Timothy Race was charged with two counts of lewd and lascivious acts upon a child under the age of 14 years (Penal Code § 288(a). The two victims were his daughter and his niece.
According to the San Bernardino Sheriff’s Department police report and the testimony of an investigating officer at the preliminary hearing, Mr. Race molested his 12-year-old daughter and 12-year-old niece.
After the preliminary hearing, Mr. Race pled guilty to the charge of molesting his niece and the other charge as to his own daughter was dismissed.
As part of the plea, Mr. Race executed a Harvey waiver (People v. Harvey (1979) 25 Cal.3d 754, 758) wherein he “waived his rights regarding dismissed counts and any charges the prosecutor agreed not to file to the extent that the Court may consider these factors in deciding whether or not to grant probation and in deciding whether or not to impose a midterm, aggravated or mitigated prison term, the appropriate presentence credits and as to restitution.”
More significantly, in entering his plea, Mr. Race stipulated that the police report constituted a factual basis for his plea.
The judge then sentenced Mr. Race to the upper term of four years in state prison and issued a ten-year criminal protective order under Penal Code § 136.2(i)(1) as to both Race’s niece and his own daughter.
4th Appellate District Division 2 Riverside
Mr.
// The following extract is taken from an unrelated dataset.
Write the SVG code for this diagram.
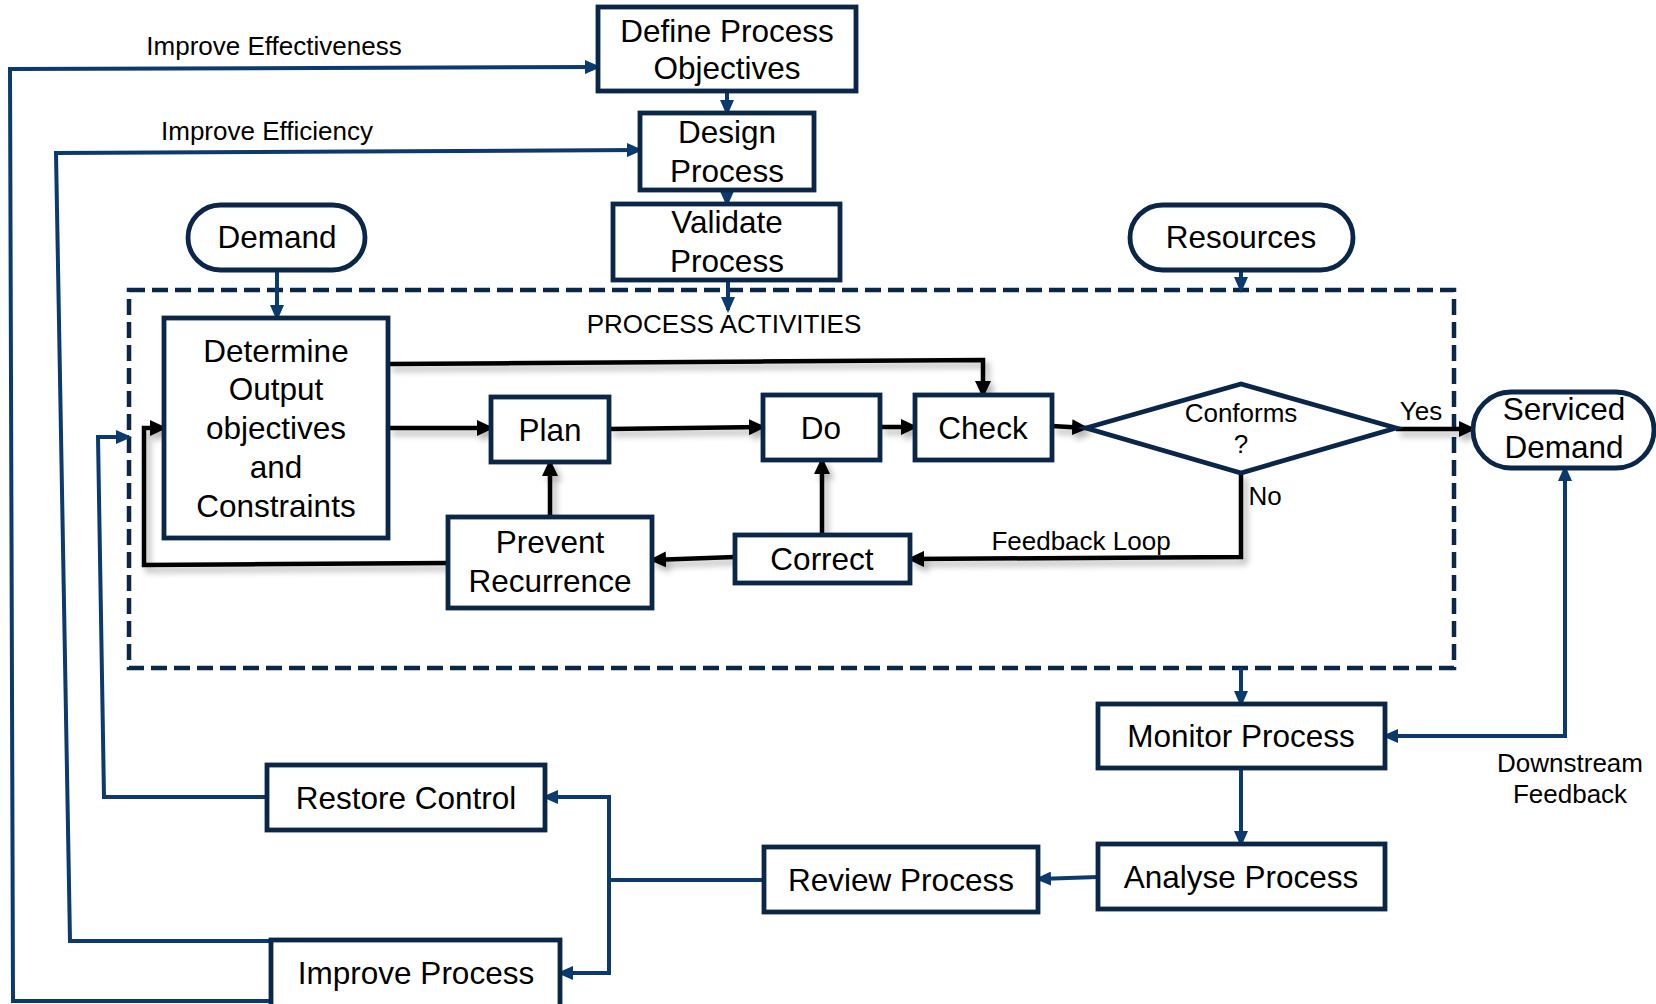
<svg xmlns="http://www.w3.org/2000/svg" width="1656" height="1004" viewBox="0 0 1656 1004">
<style>
.box{fill:#fff;stroke:#0a2649;stroke-width:4.8}
.dash{fill:none;stroke:#0a2649;stroke-width:4.5;stroke-dasharray:16 7}
.bl{fill:none;stroke:#0b3a6e;stroke-width:4;marker-end:url(#ab)}
.bk{fill:none;stroke:#000;stroke-width:4.5;marker-end:url(#ak)}
text{font-family:"Liberation Sans",Arial,sans-serif;fill:#000;text-anchor:middle}
.t{font-size:31.5px}
.s{font-size:26px}
</style>
<defs>
<marker id="ab" markerUnits="userSpaceOnUse" markerWidth="16" markerHeight="14" refX="13" refY="7" orient="auto-start-reverse">
<path d="M0,0 L16,7 L0,14 z" fill="#0b3a6e"/>
</marker>
<marker id="ak" markerUnits="userSpaceOnUse" markerWidth="17" markerHeight="16" refX="14" refY="8" orient="auto">
<path d="M0,0 L17,8 L0,16 z" fill="#000"/>
</marker>
<filter id="sh" filterUnits="userSpaceOnUse" x="0" y="0" width="1656" height="1004">
<feDropShadow dx="4" dy="5" stdDeviation="3" flood-color="#000" flood-opacity="0.3"/>
</filter>
</defs>
<rect width="1656" height="1004" fill="#fff"/>

<g id="process-activities">
<rect class="dash" x="129" y="290" width="1325" height="378"/>
<text class="s" x="724" y="333">PROCESS ACTIVITIES</text>
</g>

<g id="connectors">
<g id="blue-connectors">
<path class="bl" d="M272,1001 L13,1001 L10,69 L598,67"/>
<path class="bl" d="M272,941 L70,941 L56,153 L640,150"/>
<path class="bl" d="M267,797 L104,797 L98,437 L129,437"/>
<path class="bl" d="M764,880 L609,880 L609,797 L545,797"/>
<path class="bl" d="M609,880 L609,973 L560,973"/>
<path class="bl" d="M1098,877 L1038,879"/>
<path class="bl" d="M1241,768 L1241,844"/>
<path class="bl" d="M1241,668 L1241,704"/>
<path class="bl" d="M1565,468 L1565,736 L1385,736" style="marker-start:url(#ab)"/>
<path class="bl" d="M277,270 L277,318"/>
<path class="bl" d="M1241,270 L1241,290"/>
<path class="bl" d="M727,91 L727,113"/>
<path class="bl" d="M727,190 L727,204"/>
<path class="bl" d="M728,280 L728,310"/>
</g>
<g id="black-connectors" filter="url(#sh)">
<path class="bk" d="M388,428 L491,428"/>
<path class="bk" d="M388,364 L983,360 L983,395"/>
<path class="bk" d="M609,429 L763,427"/>
<path class="bk" d="M880,427 L915,427"/>
<path class="bk" d="M1052,426 L1086,428"/>
<path class="bk" d="M1396,429 L1473,429"/>
<path class="bk" d="M1241,473 L1241,557 L910,559"/>
<path class="bk" d="M822,535 L822,460"/>
<path class="bk" d="M735,557 L652,560"/>
<path class="bk" d="M550,517 L550,462"/>
<path class="bk" d="M448,563 L144,565 L144,428 L164,428"/>
</g>
<text class="s" x="274" y="55">Improve Effectiveness</text>
<text class="s" x="267" y="140">Improve Efficiency</text>
<text class="s" x="1421" y="420">Yes</text>
<text class="s" x="1265" y="505">No</text>
<text class="s" x="1081" y="550">Feedback Loop</text>
<text class="s" x="1570" y="772">Downstream</text>
<text class="s" x="1570" y="803">Feedback</text>
</g>

<g id="define">
<rect class="box" x="598" y="7" width="258" height="84"/>
<text class="t" x="727" y="42">Define Process</text>
<text class="t" x="727" y="79">Objectives</text>
</g>
<g id="design">
<rect class="box" x="640" y="113" width="174" height="77"/>
<text class="t" x="727" y="143">Design</text>
<text class="t" x="727" y="182">Process</text>
</g>
<g id="validate">
<rect class="box" x="613" y="204" width="227" height="76"/>
<text class="t" x="727" y="233">Validate</text>
<text class="t" x="727" y="272">Process</text>
</g>
<g id="demand">
<rect class="box" x="188" y="205" width="177" height="65" rx="32.5"/>
<text class="t" x="277" y="248">Demand</text>
</g>
<g id="resources">
<rect class="box" x="1130" y="205" width="223" height="65" rx="32.5"/>
<text class="t" x="1241" y="248">Resources</text>
</g>
<g id="determine">
<rect class="box" x="164" y="318" width="224" height="220"/>
<text class="t" x="276" y="362">Determine</text>
<text class="t" x="276" y="400">Output</text>
<text class="t" x="276" y="439">objectives</text>
<text class="t" x="276" y="478">and</text>
<text class="t" x="276" y="517">Constraints</text>
</g>
<g id="plan">
<rect class="box" x="491" y="397" width="118" height="65"/>
<text class="t" x="550" y="441">Plan</text>
</g>
<g id="do">
<rect class="box" x="763" y="395" width="117" height="65"/>
<text class="t" x="821" y="439">Do</text>
</g>
<g id="check">
<rect class="box" x="915" y="395" width="137" height="65"/>
<text class="t" x="983" y="439">Check</text>
</g>
<g id="conforms">
<polygon class="box" points="1086,428 1241,384 1396,428 1241,473"/>
<text class="s" x="1241" y="422">Conforms</text>
<text class="s" x="1241" y="453">?</text>
</g>
<g id="serviced-demand">
<rect class="box" x="1473" y="392" width="181" height="76" rx="38"/>
<text class="t" x="1564" y="420">Serviced</text>
<text class="t" x="1564" y="458">Demand</text>
</g>
<g id="correct">
<rect class="box" x="735" y="535" width="175" height="48"/>
<text class="t" x="822" y="570">Correct</text>
</g>
<g id="prevent">
<rect class="box" x="448" y="517" width="204" height="91"/>
<text class="t" x="550" y="553">Prevent</text>
<text class="t" x="550" y="592">Recurrence</text>
</g>
<g id="monitor">
<rect class="box" x="1098" y="704" width="287" height="64"/>
<text class="t" x="1241" y="747">Monitor Process</text>
</g>
<g id="analyse">
<rect class="box" x="1098" y="844" width="287" height="65"/>
<text class="t" x="1241" y="888">Analyse Process</text>
</g>
<g id="review">
<rect class="box" x="764" y="847" width="274" height="65"/>
<text class="t" x="901" y="891">Review Process</text>
</g>
<g id="restore">
<rect class="box" x="267" y="765" width="278" height="65"/>
<text class="t" x="406" y="809">Restore Control</text>
</g>
<g id="improve">
<rect class="box" x="271" y="940" width="289" height="80"/>
<text class="t" x="416" y="984">Improve Process</text>
</g>
</svg>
Race appealed the sentence on several grounds, but this article will only cover his argument that the judge could not issue the criminal protective order as to his own daughter because his plea was only to the niece. Thus, his daughter was not a victim for purposes of issuing a criminal protective order.
The Fourth Appellate District, in People v. Timothy Rueben Race (2018 DJDAR 11760), disagreed with Race and affirmed the trial court. This situation, we think, is important to understand because we occasionally see a similar fact pattern in our cases and our clients tend to follow Mr. Race’s logic and end up disappointed.
California law construes the term “victim” broadly under Penal Code § 136.2(i)(1). People v. Delarosarauda (2014) 227 Cal.App.4th 205, 212 (a subject of a protective order need not be a named victim of one of the offenses for which the defendant stood convicted; rather, such a protective order could issue with respect to someone against whom some evidence suggested the individual had been ‘targeted or harmed’ by the defendant); and People v. Beckemeyer (2015) 238 Cal.App.4th 461, 466-467 (court properly issued a protective order as to girlfriend’s son even though the girlfriend was the direct victim of domestic violence, not the son).
In the case against Mr. Race, there was evidence from the preliminary hearing that he molested his daughter. This was “some evidence” sufficient for the trial court to include his daughter as a victim and thus, a valid protected person under the criminal protective order. In addition, Mr. Race stipulated, in entering his plea, that the police report constituted a factual basis for his plea and in the police report, there was plentiful evidence of him molesting his daughter.
However, the appellate court did agree that Mr. Race’s Harvey waiver could not be grounds for considering his daughter a victim of molestation. The conditions under which Mr. Race agreed to a Harvey waiver were specific and limited to sentencing and time credits only.
We think this reported decision should be a cautionary tale: be careful as to stipulating to a factual basis for the plea in the police report and be aware that a judge can consider all “competent” evidence for determining who is a victim.
The citation for the Fourth Appellate District Court ruling discussed above is People v. Timothy Rueben Race (4th App. Dist., 2017) 18 Cal.App.5th 211.